Dalam pembuatan dan pengembangan pesawat, tidak cukup bagi PT DI hanya mendapatkan ToT dan RnD. "Nah, sertifikasi itu sangat mahal karena banyaknya aspek yang diperlu dipelajari dan dites. Dan dites ini mahal. Tak cukup sampai TOT dan ROD, perlu sampai pemenuhan sertifikasi," kata Dena.
Staf Transfer Teknologi dan Ofset KKIP Sena Maulana menjelaskan, kebijakan transfer teknologi itu tak pernah bisa dilakukan oleh siapa pun. Dia pernah terlibat dalam proses ToT produk alat utama sistem senjata (alutsista) yang berujung kegagalan. "ToT sudah dicoba sekeras apapun tak pernah bisa," kata Sena.
Dia membagikan salah satu pengalaman ketika Kemenhan membeli kendaraan tempur (ranpur) 6x6 dari Korea Selatan. Padahal, menurut Sena, PT Pindad sebenarnya sudah buat membuat ranpur Anoa. "Kenapa harus masih beli? Ini konon karena kita beli kendaraan bisa berenang, kita tak bisa buat kendaraan tempur seberat itu untuk bisa berenang. Akhirnya kita beli dari Korea," kata Sena.
Selama tinggal di Korsel untuk belajar memahami produksi ranpur 6x6, ia hanya belajar teorisaja tentang ranpur amfibi. Ketika ingin membongkar ranpur maka ia dan tim kesulitan memasangnya lagi. "Terbukti tiga bulan saya tinggal bulan di Korsel hampir tidak ada, almost nothing, Korea hanya memberi secara teori tentang amfibi, padahal merakit di Indonesia sudah bisa,” kata Sena.
Sena melanjutkan, karena tak ingin pulang dengan tangan kosong, ia dan delegasi PT Pindad akhirnya memilih belajar etos kerja dari warga Korsel. Dia mendapati, pekerja lokal Korsel sangat menghargai waktu dan ketika jam istirahat selesai, mereka langsung melanjutkan pekerjaannya."Mereka selesai makan, langsung berdiri. Betapa waktu sangat berharga, orang Korea sangat menghargai waktu," kata Sena.
Peneliti RSIS Singapura Adhi Priamarizki menyoroti tentang berbagai kerja sama triple helix yang dilakukan oleh Singapura. Ia menyoroti pentingnya embentukkan ekosistem kondusif untuk industri pertahanan yang tentunya membutuhkan tiga faktor yang saling menunjang yaitu regulasi, birokrasi, dan insentif.
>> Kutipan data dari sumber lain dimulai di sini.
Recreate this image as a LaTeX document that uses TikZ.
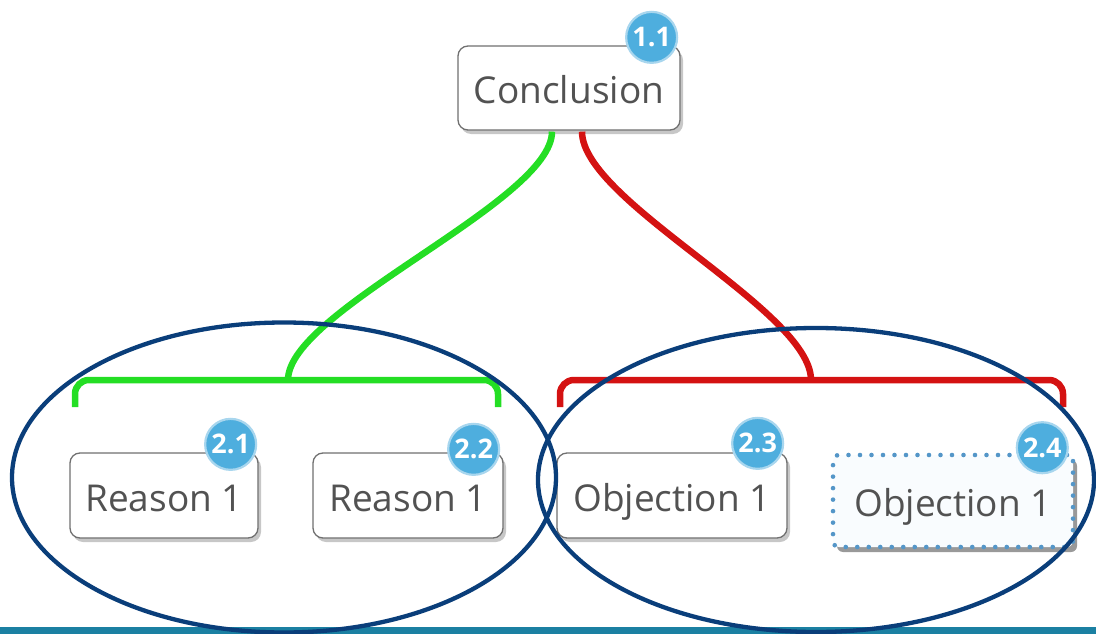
\documentclass[tikz,border=0pt]{standalone}
\usepackage{fontspec}
\setmainfont{Open Sans}
\usetikzlibrary{shadows,calc}

\definecolor{pro}{RGB}{36,222,36}
\definecolor{con}{RGB}{212,18,18}
\definecolor{grouping}{RGB}{10,62,122}
\definecolor{band}{RGB}{27,128,162}
\definecolor{badgefill}{RGB}{78,174,222}
\definecolor{badgering}{RGB}{168,214,238}
\definecolor{boxline}{RGB}{112,112,112}
\definecolor{txt}{RGB}{82,82,82}
\definecolor{dots}{RGB}{84,150,200}
\definecolor{draftfill}{RGB}{249,252,254}

\begin{document}
\begin{tikzpicture}[x=1pt,y=-1pt,
  claimtext/.style={inner sep=0pt, text=txt, font=\fontsize{37}{40}\selectfont,
    text height=34pt, text depth=3pt},
  claim/.style={claimtext, draw=boxline, line width=1.3pt, fill=white, rounded corners=10pt,
    drop shadow={shadow xshift=3pt, shadow yshift=-4pt, fill=black, opacity=0.22}},
  draftclaim/.style={claimtext, draw=dots, line width=4.6pt, dash pattern=on 0pt off 11.5pt,
    line cap=round, fill=draftfill, rounded corners=6pt,
    drop shadow={shadow xshift=4pt, shadow yshift=-5pt, fill=black, opacity=0.4}},
  badge/.style={circle, fill=badgefill, draw=badgering, line width=2.2pt,
    minimum size=51pt, inner sep=0pt, text=white,
    font=\fontsize{27}{27}\selectfont\bfseries},
  proline/.style={draw=pro, line width=6.5pt},
  conline/.style={draw=con, line width=6.5pt},
  group/.style={draw=grouping, line width=4.3pt},
]
\useasboundingbox (0,0) rectangle (1096,634);

% bottom strip
\fill[band] (0,627) rectangle (1096,634);

% join points on the bars
\coordinate (gj) at (288,380);
\coordinate (rj) at (811,380);
\coordinate (gl) at (75,407);
\coordinate (gr) at (498,407);
\coordinate (rl) at (560,407);
\coordinate (rr) at (1063,407);

% bars above the premises
\draw[proline, rounded corners=14pt] (gl) |- (gj) -| (gr);
\draw[conline, rounded corners=14pt] (rl) |- (rj) -| (rr);

% claims
\node[claim, minimum width=222pt, minimum height=84pt] (c)  at (569,88)    {Conclusion};
\node[claim, minimum width=188pt, minimum height=85pt] (r1) at (164,495.5) {Reason 1};
\node[claim, minimum width=190pt, minimum height=85pt] (r2) at (408,495.5) {Reason 1};
\node[claim, minimum width=230pt, minimum height=85pt] (o1) at (672,495.5) {Objection 1};
\node[draftclaim, minimum width=240pt, minimum height=92pt] (o2) at (953,501) {Objection 1};

% links from the conclusion down to the bars
\draw[proline] ($(c.south)+(-17,1)$) .. controls +(0,70) and +(0,-70) .. (gj);
\draw[conline] ($(c.south)+(13,1)$) .. controls +(0,70) and +(0,-70) .. (rj);

% number badges
\node[badge] (b11) at ($(c.north east)+(-29,-8)$)  {1.1};
\node[badge] (b21) at ($(r1.north east)+(-28,-8)$) {2.1};
\node[badge] (b22) at ($(r2.north east)+(-30,-3)$) {2.2};
\node[badge] (b23) at ($(o1.north east)+(-30,-9)$) {2.3};
\node[badge] (b24) at ($(o2.north east)+(-33,-5)$) {2.4};

% grouping ellipses
\draw[group] (284,477.5) ellipse [x radius=272pt, y radius=155pt];
\draw[group] (816,480) ellipse [x radius=278pt, y radius=152pt];
\end{tikzpicture}
\end{document}
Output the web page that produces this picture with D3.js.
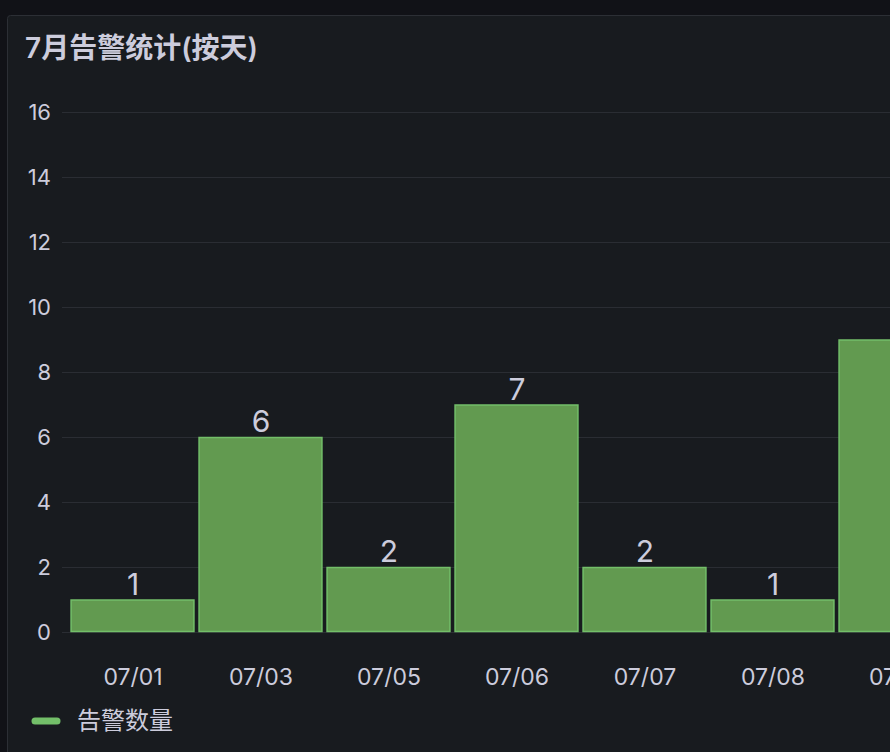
<!DOCTYPE html>
<html>
<head>
    <meta charset="utf-8">
    <title>7月告警统计(按天)</title>
    <script src="https://d3js.org/d3.v7.min.js"></script>
    <style>
        html, body { margin: 0; padding: 0; background: #111217; overflow: hidden; }
        svg { display: block; font-family: Inter, "Noto Sans CJK SC", sans-serif; }
    </style>
</head>
<body>
    <svg width="890" height="752"></svg>
    <script>
        // data
        const days = ["07/01", "07/03", "07/05", "07/06", "07/07", "07/08", "07/09"];
        const counts = [1, 6, 2, 7, 2, 1, 9];
        const yTicks = [0, 2, 4, 6, 8, 10, 12, 14, 16];
        const seriesName = "告警数量";
        const title = "7月告警统计(按天)";

        const svg = d3.select("svg");
        const textColor = "#ccccdc";
        const green = "#73bf69";

        // panel
        svg.append("rect")
            .attr("x", 7.5).attr("y", 15.5)
            .attr("width", 1000).attr("height", 800)
            .attr("rx", 3)
            .attr("fill", "#181b1f")
            .attr("stroke", "#2c2f35");

        svg.append("text")
            .attr("x", 25).attr("y", 58)
            .attr("fill", textColor)
            .attr("font-size", 28)
            .attr("font-weight", 600)
            .text(title);

        // step of 128px per day, bars ~123px wide
        const x = d3.scaleBand().domain(days).range([69, 69 + 128 * days.length]).paddingInner(0.04).paddingOuter(0.02);
        const y = d3.scaleLinear().domain([0, 16]).range([632, 112]);

        // grid
        svg.append("g").selectAll("line")
            .data(yTicks)
            .enter().append("line")
            .attr("x1", 62).attr("x2", 890)
            .attr("y1", d => y(d) + 0.5).attr("y2", d => y(d) + 0.5)
            .attr("stroke", "#2a2d33");

        // y axis labels
        svg.append("g").selectAll("text")
            .data(yTicks)
            .enter().append("text")
            .attr("x", 51).attr("y", d => y(d))
            .attr("dy", "0.36em")
            .attr("text-anchor", "end")
            .attr("fill", textColor)
            .attr("font-size", 22)
            .text(d => d);

        // bars
        svg.append("g").selectAll("rect")
            .data(counts)
            .enter().append("rect")
            .attr("x", (d, i) => x(days[i]) - 0.5)
            .attr("y", d => y(d) + 0.5)
            .attr("width", x.bandwidth())
            .attr("height", d => y(0) - y(d) - 1)
            .attr("fill", "#629a50")
            .attr("stroke", green)
            .attr("stroke-width", 1.5);

        // value labels
        svg.append("g").selectAll("text")
            .data(counts)
            .enter().append("text")
            .attr("x", (d, i) => x(days[i]) + x.bandwidth() / 2)
            .attr("y", d => y(d) - 5)
            .attr("text-anchor", "middle")
            .attr("fill", textColor)
            .attr("font-size", 30)
            .text(d => d);

        // x labels
        svg.append("g").selectAll("text")
            .data(days)
            .enter().append("text")
            .attr("x", d => x(d) + x.bandwidth() / 2)
            .attr("y", 685)
            .attr("text-anchor", "middle")
            .attr("fill", textColor)
            .attr("font-size", 23)
            .text(d => d);

        // legend
        svg.append("line")
            .attr("x1", 35).attr("x2", 57)
            .attr("y1", 721).attr("y2", 721)
            .attr("stroke", green)
            .attr("stroke-width", 7)
            .attr("stroke-linecap", "round");

        svg.append("text")
            .attr("x", 77).attr("y", 729)
            .attr("fill", textColor)
            .attr("font-size", 24)
            .text(seriesName);
    </script>
</body>
</html>
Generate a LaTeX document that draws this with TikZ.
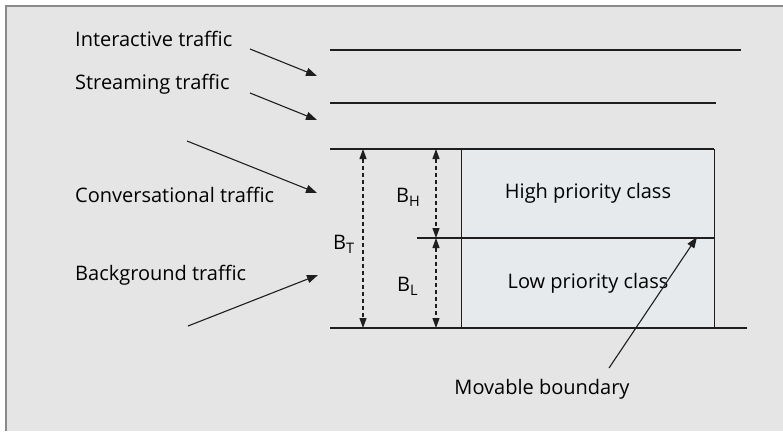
\documentclass[tikz,border=0pt]{standalone}
\usepackage{fontspec}
\setmainfont{Open Sans}
\usetikzlibrary{arrows.meta}
\definecolor{bggray}{HTML}{E5E5E5}
\definecolor{framegray}{HTML}{8A8A8A}
\definecolor{boxfill}{HTML}{E6EAED}
\definecolor{linecol}{HTML}{1E1E1E}
\newcommand{\mysub}[1]{\raisebox{-4.5pt}{\fontsize{14.5}{15}\selectfont #1}}
\tikzset{
  lbl/.style={font=\fontsize{20}{22}\selectfont, inner sep=0pt, text=black},
  traffic/.style={draw=linecol, line width=1.1pt, -{Triangle[length=11pt,width=8pt]}},
  level/.style={draw=linecol, line width=1.2pt},
  dim/.style={draw=linecol, line width=1.1pt, dash pattern=on 4pt off 3pt, {Triangle[length=10pt,width=7pt]}-{Triangle[length=10pt,width=7pt]}}
}
\begin{document}
\begin{tikzpicture}[x=1pt,y=-1pt]
\useasboundingbox (0,0) rectangle (783,431);
\fill[white] (0,0) rectangle (783,431);
\fill[bggray] (5,5) rectangle (783,431);
\draw[framegray, line width=1.6pt] (5.8,431) -- (5.8,5.8) -- (783,5.8);
% box
\node[draw=linecol, line width=1.2pt, fill=boxfill, minimum width=253pt, minimum height=179pt, anchor=north west, inner sep=0pt] (box) at (461,149) {};
% level lines
\coordinate (l1a) at (330,50); \coordinate (l1b) at (741,50);
\coordinate (l2a) at (330,103); \coordinate (l2b) at (716,103);
\coordinate (l3a) at (330,149); \coordinate (l3b) at (714,149);
\coordinate (l4a) at (417,238); \coordinate (l4b) at (714,238);
\coordinate (l5a) at (330,328); \coordinate (l5b) at (747,328);
\draw[level] (l1a) -- (l1b);
\draw[level] (l2a) -- (l2b);
\draw[level] (l3a) -- (l3b);
\draw[level] (l4a) -- (l4b);
\draw[level] (l5a) -- (l5b);
% dimension arrows
\coordinate (bt1) at (363,149); \coordinate (bt2) at (363,328);
\coordinate (bh1) at (436,149); \coordinate (bh2) at (436,238);
\coordinate (bl1) at (436,238); \coordinate (bl2) at (436,328);
\draw[dim] (bt1) -- (bt2);
\draw[dim] (bh1) -- (bh2);
\draw[dim] (bl1) -- (bl2);
\node[lbl, anchor=base west] (BT) at (333,249) {B\mysub{T}};
\node[lbl, anchor=base west] (BH) at (396,202) {B\mysub{H}};
\node[lbl, anchor=base west] (BL) at (397,291) {B\mysub{L}};
% class labels
\node[lbl] (high) at (588,193) {High priority class};
\node[lbl] (low) at (588,283) {Low priority class};
% traffic labels
\node[lbl, anchor=west] (inter) at (75,39) {Interactive traffic};
\node[lbl, anchor=west] (stream) at (75,84) {Streaming traffic};
\node[lbl, anchor=west] (conv) at (75,195) {Conversational traffic};
\node[lbl, anchor=west] (backg) at (75,275) {Background traffic};
\node[lbl] (mov) at (542,389) {Movable boundary};
% traffic arrows
\coordinate (a1s) at (250,49); \coordinate (a1e) at (317,76);
\coordinate (a2s) at (250,93); \coordinate (a2e) at (317,120);
\coordinate (a3s) at (187,141); \coordinate (a3e) at (317,193);
\coordinate (a4s) at (188,326); \coordinate (a4e) at (318,275);
\coordinate (a5s) at (609,368); \coordinate (a5e) at (697,237);
\draw[traffic] (a1s) -- (a1e);
\draw[traffic] (a2s) -- (a2e);
\draw[traffic] (a3s) -- (a3e);
\draw[traffic] (a4s) -- (a4e);
\draw[traffic] (a5s) -- (a5e);
\end{tikzpicture}
\end{document}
Menurut Adhi, salah satu situasi yang pentingnya adalah sentralitas Kementerian Pertahanan, khususnya KKIP yang diantaranya menjadi titik temu komunikasi antara pendana, pengguna, pembuat dan pengembang. Ia kembali menggarisbawahi pernyataan Dena bahwa dibutuhkan sebuah lembaga riset terpusat khusus untuk pertahanan.